-
Notifications
You must be signed in to change notification settings - Fork 27
Description
Each vCPU loop has an associated Propolis Task
that is used to tell the vCPU execution loop to pause or exit in response to some kind of event. For example, a request to reset the VM tells all vCPU threads' tasks to pause. To handle the case where a vCPU is in guest context when a pause event arrives, each vCPU TaskHdl
is given an associated barrier function (in VcpuTasks::new
) that will try to evict the vCPU from the guest after the task is marked as paused.
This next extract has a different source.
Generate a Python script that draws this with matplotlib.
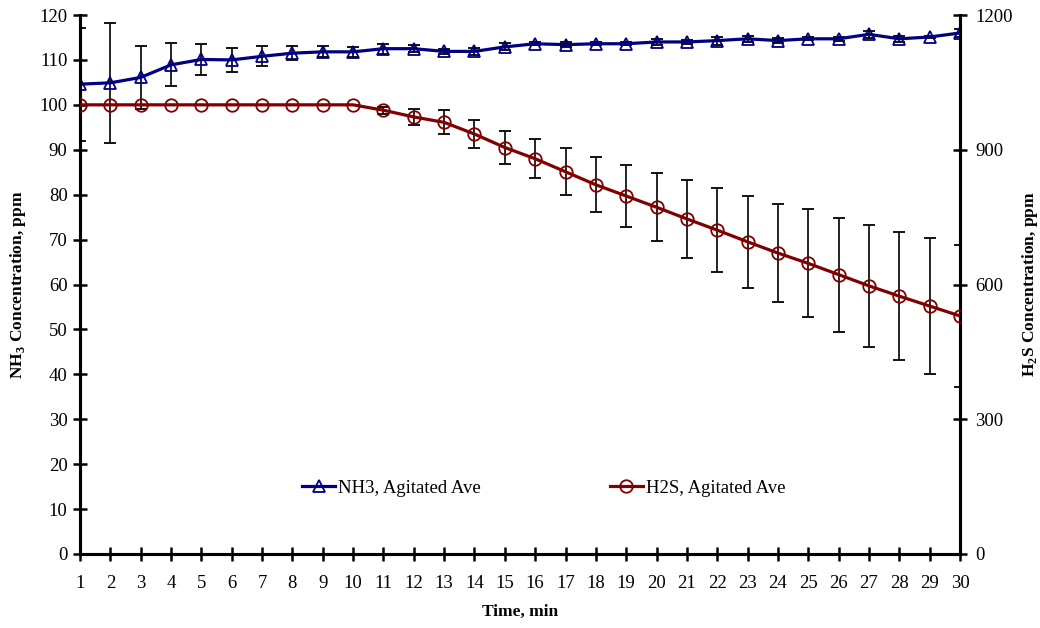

The barrier function currently tries to read a guest register. This will indeed cause an exit if the vCPU is in the guest. But if the vCPU is about to enter the guest, this poke will be missed, and the vCPU task won't get a chance to pause until the next time it exits. That may never happen; for example, in #559, a system handled two triple-fault reset events and then wedged after logging the following:
16:47:00.464Z INFO propolis-server (vcpu_tasks): vCPU released from hold
vcpu = 0
16:47:00.464Z INFO propolis-server (vm_state_worker): State worker handled event
outcome = Continue
16:47:00.464Z INFO propolis-server (vm_state_worker): State worker handling event
event = Guest(VcpuSuspendTripleFault(3))
16:47:00.464Z INFO propolis-server (vm_state_worker): Resetting due to triple fault on vCPU 3
16:47:00.464Z INFO propolis-server (vm_state_worker): Resetting instance
16:47:00.464Z INFO propolis-server (vcpu_tasks): vCPU released from hold
vcpu = 2
16:47:00.464Z INFO propolis-server (vcpu_tasks): vCPU released from hold
vcpu = 3
16:47:00.464Z INFO propolis-server (vcpu_tasks): vCPU released from hold
vcpu = 1
16:47:00.464Z INFO propolis-server (vcpu_tasks): vCPU paused
vcpu = 0
I suspect what has happened here is that
- all four vCPUs were resumed after handling a triple fault reset
- vCPU 0 entered the guest but the other vCPU threads did not
- the state driver dequeued another triple fault reset event (see Hang on Helios guest restart. #559 (comment))
- the state driver asked to pause all four vCPU tasks
- the vCPU barrier function successfully kicked vCPU 0 out of the guest and caused it to pause...
- ...but the barrier function had no effect on vCPUs 1-3, because they haven't entered the guest yet
- vCPUs 1-3 enter the guest and never exit, because they were just reset and are waiting for init interrupts from vCPU 0, which is paused
To fix this, we (probably) need a more reliable way to tell the kernel VMM that the next attempt to enter the guest should exit immediately, so that the state driver can be sure that when it asks to pause vCPUs, they will evaluate their task states at least once more, irrespective of what they're doing when the pause request arrives.
Note that this is orthogonal to two other related problems stemming from #559:
- bhyve should provide enough information in VM_SUSPEND exits to allow Propolis to queue only a single event on triple-fault (see the above-linked comment)
- Propolis should do a better job of deduplicating/discarding events that came from old "generations" of a VM (i.e. when a system is reset, vCPU events from before the reset should be discarded)